## WHAT YOU ARE ASKED TO DO:
Identify all lines below that hold "this" and collect them.

## START AVAILABLE DATA

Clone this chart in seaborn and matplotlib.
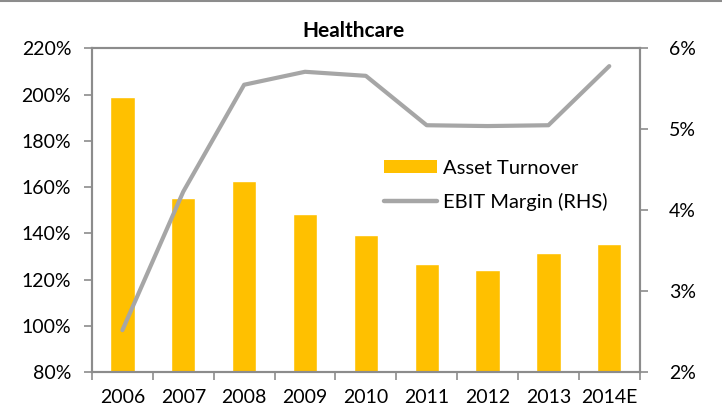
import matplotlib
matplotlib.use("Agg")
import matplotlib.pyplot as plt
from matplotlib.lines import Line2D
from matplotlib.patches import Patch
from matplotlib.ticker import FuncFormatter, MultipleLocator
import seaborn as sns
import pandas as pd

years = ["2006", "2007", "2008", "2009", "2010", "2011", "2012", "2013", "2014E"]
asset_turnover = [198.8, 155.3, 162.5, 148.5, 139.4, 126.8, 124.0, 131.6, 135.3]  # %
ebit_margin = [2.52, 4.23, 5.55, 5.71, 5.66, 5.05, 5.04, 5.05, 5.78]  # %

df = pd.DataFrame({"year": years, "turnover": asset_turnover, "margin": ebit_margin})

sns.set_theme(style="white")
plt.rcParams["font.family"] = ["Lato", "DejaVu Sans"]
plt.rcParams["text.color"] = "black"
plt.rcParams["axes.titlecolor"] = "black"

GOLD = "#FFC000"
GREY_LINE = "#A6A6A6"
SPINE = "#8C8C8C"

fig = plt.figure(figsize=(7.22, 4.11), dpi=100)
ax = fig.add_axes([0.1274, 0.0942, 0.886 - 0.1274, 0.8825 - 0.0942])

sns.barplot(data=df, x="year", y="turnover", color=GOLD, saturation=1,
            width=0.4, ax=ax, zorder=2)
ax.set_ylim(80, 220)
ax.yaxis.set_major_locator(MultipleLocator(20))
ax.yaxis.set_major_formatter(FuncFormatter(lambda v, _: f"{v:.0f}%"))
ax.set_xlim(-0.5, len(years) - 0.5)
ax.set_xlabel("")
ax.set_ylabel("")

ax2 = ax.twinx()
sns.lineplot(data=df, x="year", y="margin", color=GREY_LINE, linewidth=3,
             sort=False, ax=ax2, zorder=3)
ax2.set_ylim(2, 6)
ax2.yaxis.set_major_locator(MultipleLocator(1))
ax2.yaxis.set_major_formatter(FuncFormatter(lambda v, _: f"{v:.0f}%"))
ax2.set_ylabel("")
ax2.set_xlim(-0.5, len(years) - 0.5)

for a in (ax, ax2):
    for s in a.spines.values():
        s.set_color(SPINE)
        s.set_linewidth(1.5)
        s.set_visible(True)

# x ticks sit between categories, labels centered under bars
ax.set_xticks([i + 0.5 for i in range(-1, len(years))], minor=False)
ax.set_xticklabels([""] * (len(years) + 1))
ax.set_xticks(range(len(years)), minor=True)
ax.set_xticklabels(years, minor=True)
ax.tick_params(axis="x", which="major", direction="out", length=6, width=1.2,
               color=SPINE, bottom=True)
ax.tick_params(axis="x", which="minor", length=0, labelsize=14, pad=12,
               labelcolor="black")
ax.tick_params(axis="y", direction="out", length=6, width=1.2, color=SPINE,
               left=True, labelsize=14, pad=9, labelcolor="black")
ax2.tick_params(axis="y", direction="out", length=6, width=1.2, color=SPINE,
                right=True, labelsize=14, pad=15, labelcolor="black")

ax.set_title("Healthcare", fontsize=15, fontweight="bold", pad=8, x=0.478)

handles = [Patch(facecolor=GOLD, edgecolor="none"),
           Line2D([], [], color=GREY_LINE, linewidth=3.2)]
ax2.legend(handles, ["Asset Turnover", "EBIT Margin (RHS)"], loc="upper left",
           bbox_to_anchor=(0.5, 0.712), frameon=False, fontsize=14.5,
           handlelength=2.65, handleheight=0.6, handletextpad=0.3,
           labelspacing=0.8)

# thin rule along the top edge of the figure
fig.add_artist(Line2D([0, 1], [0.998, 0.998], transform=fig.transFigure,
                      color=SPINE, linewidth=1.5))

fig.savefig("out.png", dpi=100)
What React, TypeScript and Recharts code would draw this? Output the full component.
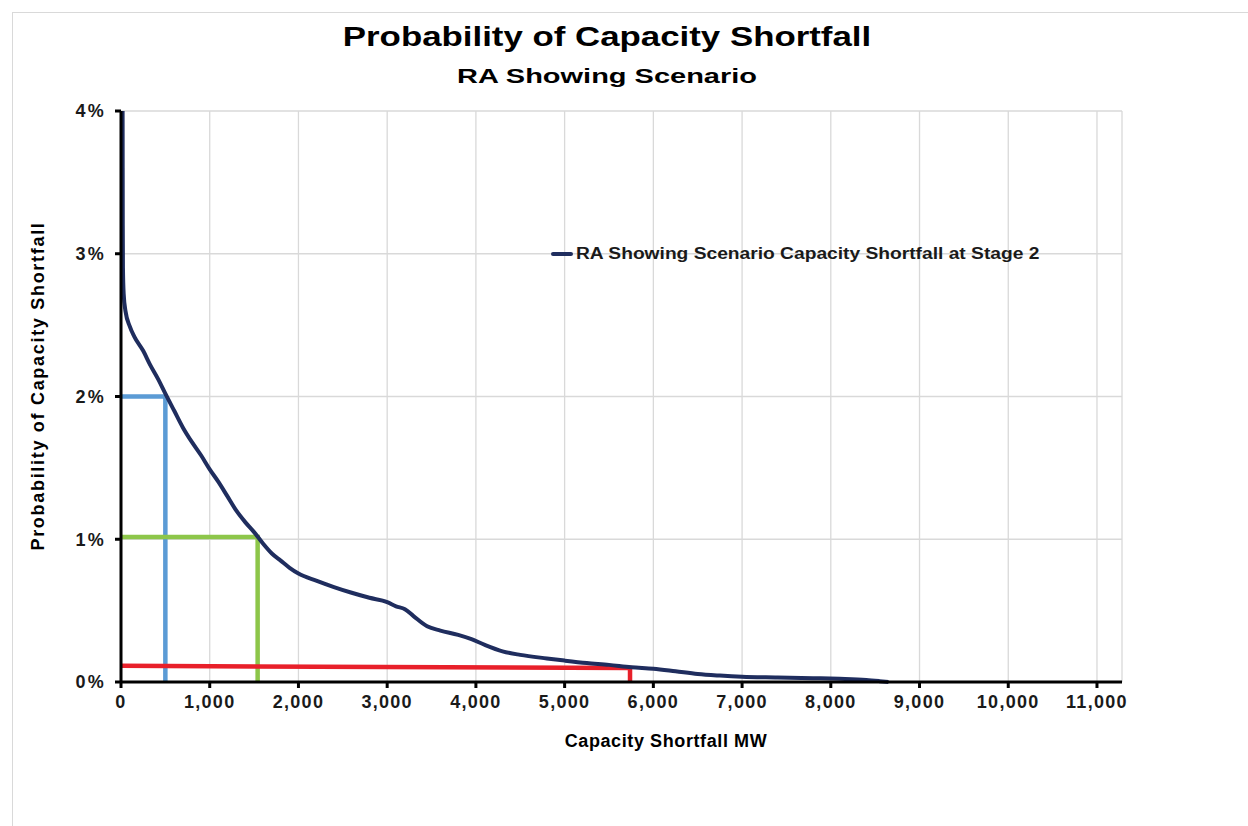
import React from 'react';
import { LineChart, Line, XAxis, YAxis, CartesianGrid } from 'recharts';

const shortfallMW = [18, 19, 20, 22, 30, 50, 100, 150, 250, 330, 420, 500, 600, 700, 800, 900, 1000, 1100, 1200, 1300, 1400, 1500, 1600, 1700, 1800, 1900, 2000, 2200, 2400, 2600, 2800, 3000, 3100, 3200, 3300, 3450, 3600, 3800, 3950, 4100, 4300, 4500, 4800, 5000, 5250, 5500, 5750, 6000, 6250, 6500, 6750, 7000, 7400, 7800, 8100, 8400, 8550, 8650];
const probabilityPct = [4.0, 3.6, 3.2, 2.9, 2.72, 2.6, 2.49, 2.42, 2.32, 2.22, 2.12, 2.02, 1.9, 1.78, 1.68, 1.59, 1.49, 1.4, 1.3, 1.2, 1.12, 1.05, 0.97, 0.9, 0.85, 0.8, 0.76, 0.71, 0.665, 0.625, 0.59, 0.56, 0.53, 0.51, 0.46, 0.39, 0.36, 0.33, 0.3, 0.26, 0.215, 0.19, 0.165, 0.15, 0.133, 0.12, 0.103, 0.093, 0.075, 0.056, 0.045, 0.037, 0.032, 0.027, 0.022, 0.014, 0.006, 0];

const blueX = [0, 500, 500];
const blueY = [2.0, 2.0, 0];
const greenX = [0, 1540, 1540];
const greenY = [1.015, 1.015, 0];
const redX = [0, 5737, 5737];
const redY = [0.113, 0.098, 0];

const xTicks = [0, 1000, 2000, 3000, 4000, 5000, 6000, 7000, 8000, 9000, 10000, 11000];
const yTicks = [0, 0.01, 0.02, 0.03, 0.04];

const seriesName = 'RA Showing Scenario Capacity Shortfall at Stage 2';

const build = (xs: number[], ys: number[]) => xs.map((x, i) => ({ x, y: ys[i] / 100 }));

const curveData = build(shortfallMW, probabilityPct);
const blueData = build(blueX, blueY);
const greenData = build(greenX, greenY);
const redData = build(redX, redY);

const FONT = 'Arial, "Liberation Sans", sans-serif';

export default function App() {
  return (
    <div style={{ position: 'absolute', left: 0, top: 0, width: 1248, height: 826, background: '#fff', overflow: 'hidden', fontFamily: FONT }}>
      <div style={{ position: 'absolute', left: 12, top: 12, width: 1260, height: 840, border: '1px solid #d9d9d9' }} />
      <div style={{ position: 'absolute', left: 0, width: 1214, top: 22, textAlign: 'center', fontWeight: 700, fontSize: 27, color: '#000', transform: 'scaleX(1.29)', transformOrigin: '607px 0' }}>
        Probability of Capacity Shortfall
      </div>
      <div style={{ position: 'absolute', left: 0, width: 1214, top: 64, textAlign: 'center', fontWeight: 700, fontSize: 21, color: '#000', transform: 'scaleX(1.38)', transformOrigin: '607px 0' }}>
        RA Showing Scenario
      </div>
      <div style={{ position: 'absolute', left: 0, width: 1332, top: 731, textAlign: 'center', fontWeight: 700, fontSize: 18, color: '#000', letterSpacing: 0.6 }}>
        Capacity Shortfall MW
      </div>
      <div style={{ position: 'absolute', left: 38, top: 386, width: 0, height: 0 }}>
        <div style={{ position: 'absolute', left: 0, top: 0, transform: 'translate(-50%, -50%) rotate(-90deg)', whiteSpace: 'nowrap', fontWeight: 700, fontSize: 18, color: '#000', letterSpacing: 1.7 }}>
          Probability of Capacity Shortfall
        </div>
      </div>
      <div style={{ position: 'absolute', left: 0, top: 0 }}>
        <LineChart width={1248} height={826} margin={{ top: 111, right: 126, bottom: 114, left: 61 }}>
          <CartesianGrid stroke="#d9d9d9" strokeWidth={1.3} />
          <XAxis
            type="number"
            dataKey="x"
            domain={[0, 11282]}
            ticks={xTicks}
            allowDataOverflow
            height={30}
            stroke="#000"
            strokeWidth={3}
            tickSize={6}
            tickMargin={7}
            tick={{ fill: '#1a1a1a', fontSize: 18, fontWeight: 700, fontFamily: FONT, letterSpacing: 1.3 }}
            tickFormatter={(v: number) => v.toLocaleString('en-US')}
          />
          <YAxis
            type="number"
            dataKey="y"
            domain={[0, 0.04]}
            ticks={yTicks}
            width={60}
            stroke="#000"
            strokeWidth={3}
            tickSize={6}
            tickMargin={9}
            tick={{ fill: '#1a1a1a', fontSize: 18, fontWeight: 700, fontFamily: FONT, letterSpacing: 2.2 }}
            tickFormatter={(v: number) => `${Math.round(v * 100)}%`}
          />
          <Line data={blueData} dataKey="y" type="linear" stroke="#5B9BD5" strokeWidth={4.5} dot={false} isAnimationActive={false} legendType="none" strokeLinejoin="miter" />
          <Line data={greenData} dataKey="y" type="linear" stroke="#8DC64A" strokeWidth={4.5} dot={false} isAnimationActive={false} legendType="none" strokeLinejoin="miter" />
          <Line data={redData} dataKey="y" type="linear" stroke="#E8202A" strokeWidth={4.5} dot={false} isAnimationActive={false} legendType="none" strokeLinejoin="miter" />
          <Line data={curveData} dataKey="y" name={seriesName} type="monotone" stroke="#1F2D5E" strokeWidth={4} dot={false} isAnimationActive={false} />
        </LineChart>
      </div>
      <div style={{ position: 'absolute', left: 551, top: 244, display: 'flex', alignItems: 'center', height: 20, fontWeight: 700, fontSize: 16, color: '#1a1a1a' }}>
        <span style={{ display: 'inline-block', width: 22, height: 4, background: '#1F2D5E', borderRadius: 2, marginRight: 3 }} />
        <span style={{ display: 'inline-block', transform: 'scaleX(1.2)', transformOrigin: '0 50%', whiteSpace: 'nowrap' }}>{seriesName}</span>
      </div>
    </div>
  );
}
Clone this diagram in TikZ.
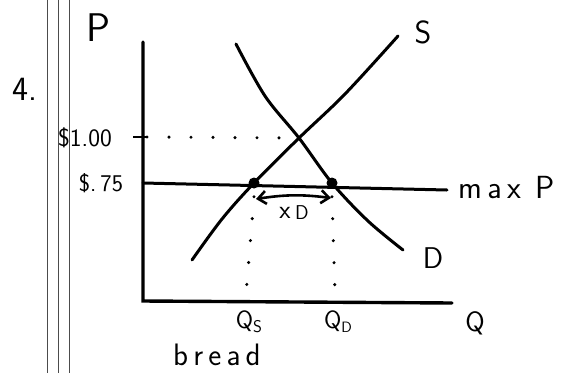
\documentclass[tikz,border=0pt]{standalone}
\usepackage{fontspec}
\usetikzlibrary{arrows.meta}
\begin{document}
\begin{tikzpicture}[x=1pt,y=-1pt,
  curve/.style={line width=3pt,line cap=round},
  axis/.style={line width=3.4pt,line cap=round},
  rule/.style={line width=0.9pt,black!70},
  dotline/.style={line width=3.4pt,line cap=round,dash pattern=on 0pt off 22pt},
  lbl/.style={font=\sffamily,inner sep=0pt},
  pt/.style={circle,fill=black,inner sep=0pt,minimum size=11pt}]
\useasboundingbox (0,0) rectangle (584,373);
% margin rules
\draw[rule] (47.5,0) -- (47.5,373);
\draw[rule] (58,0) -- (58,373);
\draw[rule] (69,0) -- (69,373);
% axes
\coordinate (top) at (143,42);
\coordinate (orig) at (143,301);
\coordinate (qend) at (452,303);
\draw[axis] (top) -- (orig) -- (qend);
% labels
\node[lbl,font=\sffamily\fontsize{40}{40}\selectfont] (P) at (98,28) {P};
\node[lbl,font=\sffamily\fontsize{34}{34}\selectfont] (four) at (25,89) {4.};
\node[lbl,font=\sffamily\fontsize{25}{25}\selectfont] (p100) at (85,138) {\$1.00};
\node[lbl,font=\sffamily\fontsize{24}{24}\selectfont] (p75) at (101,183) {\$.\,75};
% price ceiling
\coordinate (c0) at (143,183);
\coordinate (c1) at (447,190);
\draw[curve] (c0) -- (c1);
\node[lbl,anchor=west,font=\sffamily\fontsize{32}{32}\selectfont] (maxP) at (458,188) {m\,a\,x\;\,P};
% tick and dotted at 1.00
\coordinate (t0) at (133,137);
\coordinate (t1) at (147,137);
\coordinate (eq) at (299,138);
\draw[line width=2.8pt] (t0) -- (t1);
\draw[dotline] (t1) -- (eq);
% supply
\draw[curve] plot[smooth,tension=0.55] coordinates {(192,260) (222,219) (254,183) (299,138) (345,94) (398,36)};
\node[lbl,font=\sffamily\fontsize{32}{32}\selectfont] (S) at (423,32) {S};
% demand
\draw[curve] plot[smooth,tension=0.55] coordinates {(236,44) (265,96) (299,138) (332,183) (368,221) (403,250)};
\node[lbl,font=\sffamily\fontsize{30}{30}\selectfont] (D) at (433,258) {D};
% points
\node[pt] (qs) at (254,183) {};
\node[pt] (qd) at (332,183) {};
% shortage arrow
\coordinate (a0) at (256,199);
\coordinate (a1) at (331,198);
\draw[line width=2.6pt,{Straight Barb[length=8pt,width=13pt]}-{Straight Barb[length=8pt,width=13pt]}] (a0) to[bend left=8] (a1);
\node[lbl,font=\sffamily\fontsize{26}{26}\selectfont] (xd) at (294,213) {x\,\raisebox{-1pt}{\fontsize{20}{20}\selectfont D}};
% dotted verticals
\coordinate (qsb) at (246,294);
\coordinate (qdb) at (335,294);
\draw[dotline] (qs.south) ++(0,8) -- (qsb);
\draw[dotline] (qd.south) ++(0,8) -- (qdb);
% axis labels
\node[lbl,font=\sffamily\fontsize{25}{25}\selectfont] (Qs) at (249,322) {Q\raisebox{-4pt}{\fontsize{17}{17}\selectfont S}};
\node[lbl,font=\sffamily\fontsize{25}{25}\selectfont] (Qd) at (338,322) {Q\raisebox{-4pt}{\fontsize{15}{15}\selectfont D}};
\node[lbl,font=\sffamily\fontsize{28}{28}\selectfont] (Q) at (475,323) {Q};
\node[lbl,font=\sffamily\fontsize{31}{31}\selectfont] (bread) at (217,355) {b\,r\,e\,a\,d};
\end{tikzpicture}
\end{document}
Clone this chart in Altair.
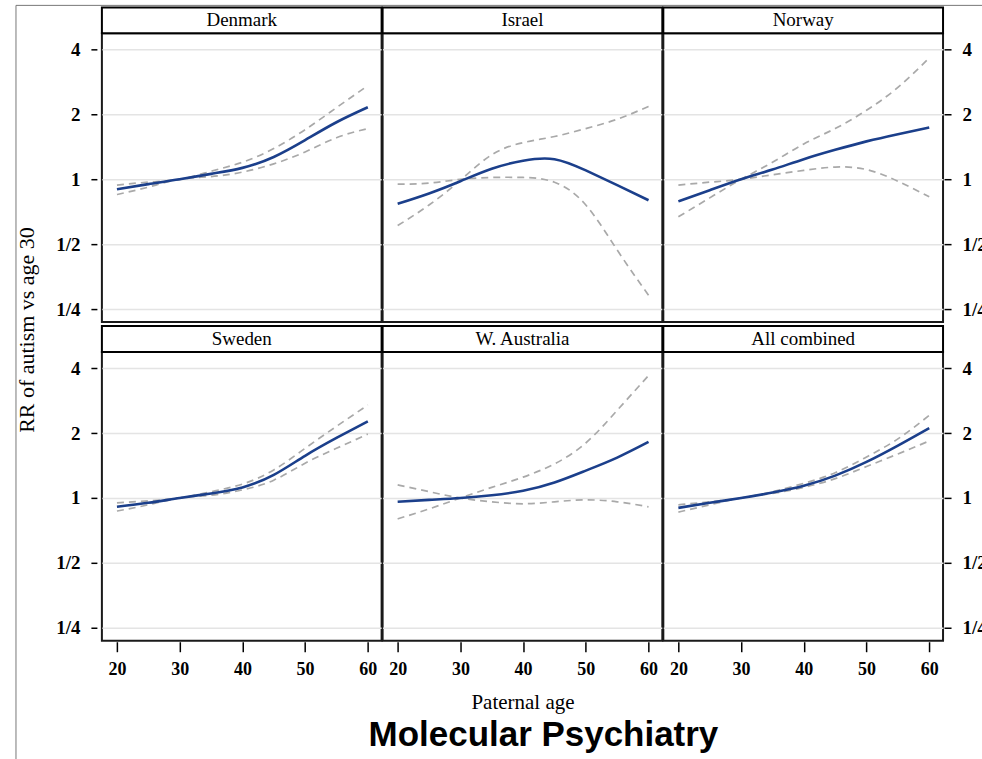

## END AVAILABLE DATA

## SOLVED PROBLEM:
Clone this chart in seaborn and matplotlib.
What React, TypeScript and Recharts code would draw this? Output the full component.
Clone this diagram in TikZ.
Clone this chart in Altair.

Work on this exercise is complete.